Karrie Martin and Julissa Calderon in 'Gentefied'
Photo: Kevin Estrada/Netflix

Entertainment

'Gentefied' Captures The Realities Of Being A First-Gen Artist

The new Netflix show about intergenerational immigrant life is spot on

by Mariana Viera

On the brand new Netflix show Gentefied, on a night when the possibility of losing his decades-old family restaurant feels more real than ever, Pop — played by veteran Mexican actor Joaquín Cosio — joins his compas for a cold one, or two or three. In a familiar avuncular Spanish, the friends reflect on the changes that rising rents and demographic shifts have brought to their Boyle Heights, Los Angeles neighborhood. "All these greedy landlords want to replace us with ramen spots," bemoans a man behind the bar. Normally a stoic, put-together family man, Pops succumbs to the sadness and sinks into a woozy disposition.

"You know what the most fucked up part is?" he laments to his companions. "[Building] a legacy for your family, only to discover it's not enough to save them. Not enough to give them a more secure future. Not even enough to help them get ahead. So they could pursue big dreams that we never could have imagined for ourselves."

At the end of the night, eyes low and stumbling home, Pop sees a "for lease" sign in front of a construction zone and has a visceral reaction. "Fuck...your...development," he slurs before urinating on the sign and throwing an empty beer bottle over the fence. The sweet sound of glass shattering brings a boyish smile to his face. A small rebellion.

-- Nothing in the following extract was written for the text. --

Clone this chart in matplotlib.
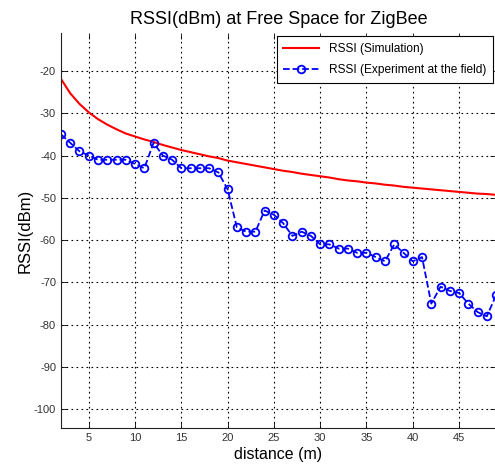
import matplotlib
matplotlib.use("Agg")
from matplotlib import pyplot as plt

plt.rcParams['font.family'] = ['Liberation Sans', 'DejaVu Sans']
plt.rcParams['axes.unicode_minus'] = False

# distance (m) for both series
distance = list(range(2, 50))

# simulated free-space RSSI (dBm)
rssi_sim = [-21.9, -25.3, -27.8, -29.8, -31.4, -32.7, -33.8, -34.8, -35.5, -36.2,
            -36.8, -37.5, -38.1, -38.7, -39.2, -39.7, -40.2, -40.6, -41.2, -41.6,
            -42.0, -42.4, -42.8, -43.2, -43.6, -43.9, -44.3, -44.6, -44.9, -45.2,
            -45.6, -45.9, -46.1, -46.4, -46.6, -46.9, -47.1, -47.4, -47.6, -47.8,
            -48.0, -48.2, -48.4, -48.6, -48.8, -49.0, -49.1, -49.3]

rssi_exp = [-35, -37, -39, -40, -41, -41, -41, -41, -42, -43,
            -37, -40, -41, -43, -43, -43, -43, -44, -48, -57,
            -58, -58, -53, -54, -56, -59, -58, -59, -61, -61,
            -62, -62, -63, -63, -64, -65, -61, -63, -65, -64,
            -75, -71, -72, -72.5, -75, -77, -78, -73]

fig = plt.figure(figsize=(4.95, 4.71), dpi=100)
ax = fig.add_axes([0.1232, 0.0913, 0.879, 0.839])

ax.plot(distance, rssi_sim, color='red', linewidth=1.5, label='RSSI (Simulation)')
ax.plot(distance, rssi_exp, color='blue', linewidth=1.3, linestyle='--',
        marker='o', markersize=5.5, markerfacecolor='none', markeredgewidth=1.3,
        label='RSSI (Experiment at the field)')

ax.set_xlim(2, 49)
ax.set_ylim(-104.4, -11)
ax.set_xticks(range(5, 50, 5))
ax.set_yticks(range(-100, -19, 10))
ax.tick_params(direction='in', top=True, right=True, labelsize=8,
               labelcolor='#333333', length=4, width=0.6)
ax.grid(True, color='black', linestyle=(0, (1.5, 3)), linewidth=0.8)
ax.spines['top'].set_visible(False)
for s in ('left', 'bottom'):
    ax.spines[s].set_color('#222222')

ax.set_title('RSSI(dBm) at Free Space for ZigBee', fontsize=13, pad=6)
ax.set_xlabel('distance (m)', fontsize=11.5, labelpad=3)
ax.set_ylabel('RSSI(dBm)', fontsize=12, labelpad=1)

leg = ax.legend(loc='upper right', fontsize=8.6, fancybox=False, framealpha=1,
                edgecolor='black', borderaxespad=0.3, handlelength=3.0,
                labelspacing=0.75, borderpad=0.55)
leg.get_frame().set_linewidth(0.8)

fig.savefig('out.png', dpi=100)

But almost immediately, a close up of Pop's face reflects back flashing red lights, and his short-lived smile vanishes.

These are the kind of introspective moments when Gentefied is at its best. The series, whose first season premiered on Netflix today, was born out of a short-form digital series created by two U.S.-Latinx budding filmmakers, Linda Yvette Chávez and Marvin Lemus, and executive produced by America Ferrera. The 30-minute episodes follow the lives of the Morales family. At the core of this unit are Pops and his three grandchildren — Ana (Karrie Martin), Chris (Carlos Santos), and Erik (Joseph Julian Soria).

Though the show's name comes from its exploration of an intra-community form of gentrification called gentefication, its writing feels the most honest and profound when it captures the constant and circular economic anxiety that immigrant families carry, particularly when their financial stability rests on the success of artistic or entrepreneurial endeavors. Pops struggles to keep his business afloat and his three grandchildren financially secure, while they aspire to make enough money from their own creative endeavors to save his restaurant. The family's relationship is marked by the loving desire to make one another's lives easier, for each generation to save each other from the oppressive burden of always working hard, of always being tired.

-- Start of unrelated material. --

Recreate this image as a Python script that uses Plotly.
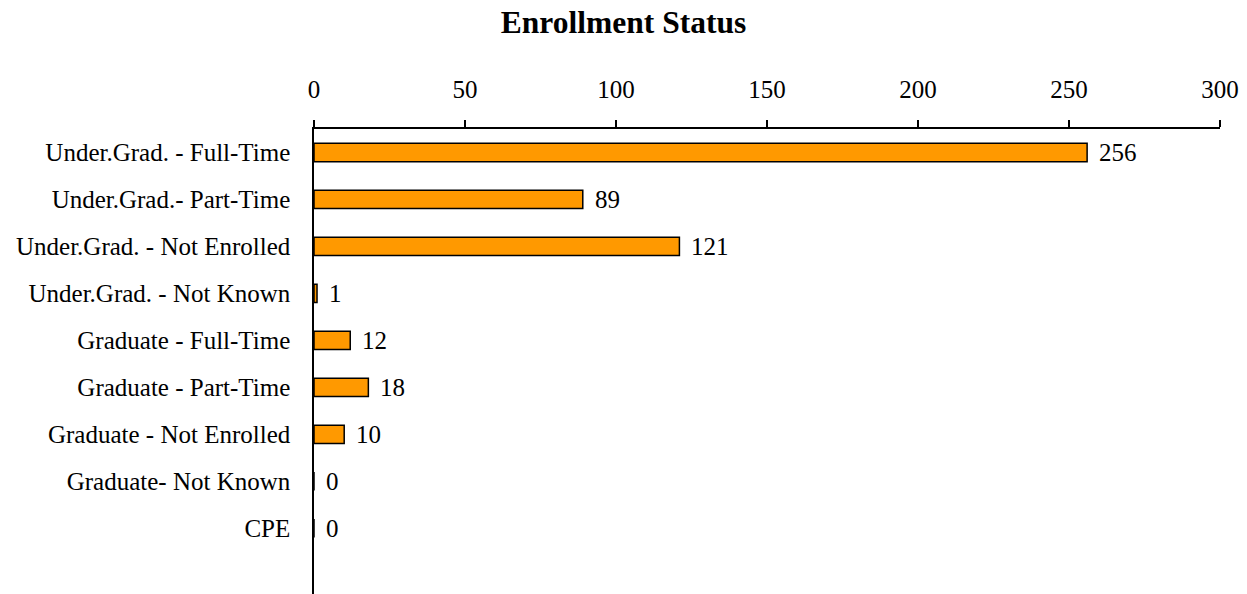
import plotly.graph_objects as go

categories = [
    "Under.Grad. - Full-Time",
    "Under.Grad.- Part-Time",
    "Under.Grad. - Not Enrolled",
    "Under.Grad. - Not Known",
    "Graduate - Full-Time",
    "Graduate - Part-Time",
    "Graduate - Not Enrolled",
    "Graduate- Not Known",
    "CPE",
]
values = [256, 89, 121, 1, 12, 18, 10, 0, 0]
x_ticks = [0, 50, 100, 150, 200, 250, 300]

FONT = "Liberation Serif, Times New Roman, serif"
FS = 25

fig = go.Figure()
fig.add_trace(go.Bar(
    x=values,
    y=categories,
    orientation="h",
    marker=dict(color="#FF9900", line=dict(color="black", width=1.5)),
    hoverinfo="x+y",
))

for c, v in zip(categories, values):
    fig.add_annotation(
        x=v, y=c, text=str(v), showarrow=False,
        xanchor="left", yanchor="middle", xshift=10,
        font=dict(family=FONT, size=FS, color="black"),
    )

fig.update_layout(
    width=1247, height=594,
    margin=dict(l=314, r=27, t=129, b=0),
    paper_bgcolor="white", plot_bgcolor="white",
    showlegend=False,
    bargap=0.61,
    font=dict(family=FONT, size=FS, color="black"),
    title=dict(
        text="<b>Enrollment Status</b>",
        x=0.5, xanchor="center", y=0.963, yanchor="middle",
        font=dict(family=FONT, size=31.5, color="black"),
    ),
    xaxis=dict(
        side="top", range=[0, 300], tickvals=x_ticks,
        ticks="outside", ticklen=7, tickwidth=1.5, tickcolor="black",
        showline=True, linecolor="black", linewidth=1.5,
        showgrid=False, zeroline=False,
        tickfont=dict(family=FONT, size=FS, color="black"),
        ticklabelstandoff=12,
    ),
    yaxis=dict(
        type="category", categoryorder="array", categoryarray=categories,
        range=[9.4, -0.5],
        showline=True, linecolor="black", linewidth=1.5,
        ticks="", showgrid=False, zeroline=False,
        tickfont=dict(family=FONT, size=FS, color="black"),
        ticklabelstandoff=17,
    ),
)

fig.write_html(
    "out.html",
    config={"displayModeBar": False},
    post_script="document.body.style.margin='0px';document.body.style.overflow='hidden';",
)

As a writer with Mexican immigrant parents, this show struck a chord with me in a way no other show has. My mother is a domestic worker, and my father is a city bus driver who consistently works 60 hour weeks. Though making enough to take care of us from my writing alone — without doing this, that, and the other to sustain — is something I want more than anything, the realities of being a writer make that feel like a chimera.

"The realities of being a writer make that feel like a chimera."

Pop's boldest and most vocal grandchild, Ana, is a struggling portrait artist. From the first episode, it's clear that for her, life and artistic expression are inextricably bound to one another. But the starving artist trope for first-generation Americans like her is profoundly unromantic, despite novels, TV shows, and film often portraying it otherwise. Ana's single mother works long hours at a sewing factory. Their small apartment kitchen is typically flooded with garments that her boss makes her take home without overtime pay. And even though Ana does what she can to bring a greater sense of financial stability to her home (face painting at kid's parties, bartending on the weekend), her mother wishes she'd pursue a more traditional and stable career. That inner conflict is something Ana struggles with every day — the feeling that pursuing her dreams is always in opposition to the uplifting of her family. As the season goes on, Ana meets a wealthy art patron who commissions her work for more money than she's ever imagined, allowing her to ease her mother's stress. But even through those highs, the sense that success is ephemeral—that from one second to the next, it could be taken away — looms over her.

It's no wonder why the show so brilliantly captures this tension. Speaking on a Netflix panel titled "Put the 'She' in Call Sheet," Chavez — one of the show's creators — detailed the way that having immigrant parents and a low-income background informed her artistic trajectory. "Part of the battle is working four to five jobs while juggling the rest of one's life," she said. "It means it takes Latino creators years to actually break-in."

So much of making a living as a full-time artist is dependent upon having a safety net to fall back on as you build your way up, but for many children of immigrants, that safety net is not only absent but replaced with the burden of responsibility. It's clear that both of the show's original creators pulled from their own lives and those of their friends and family to breathe life into their characters. Its resulting vibrancy and that of its character's inner lives speaks to the tremendous potential inherent in letting Latinx people tell their own stories.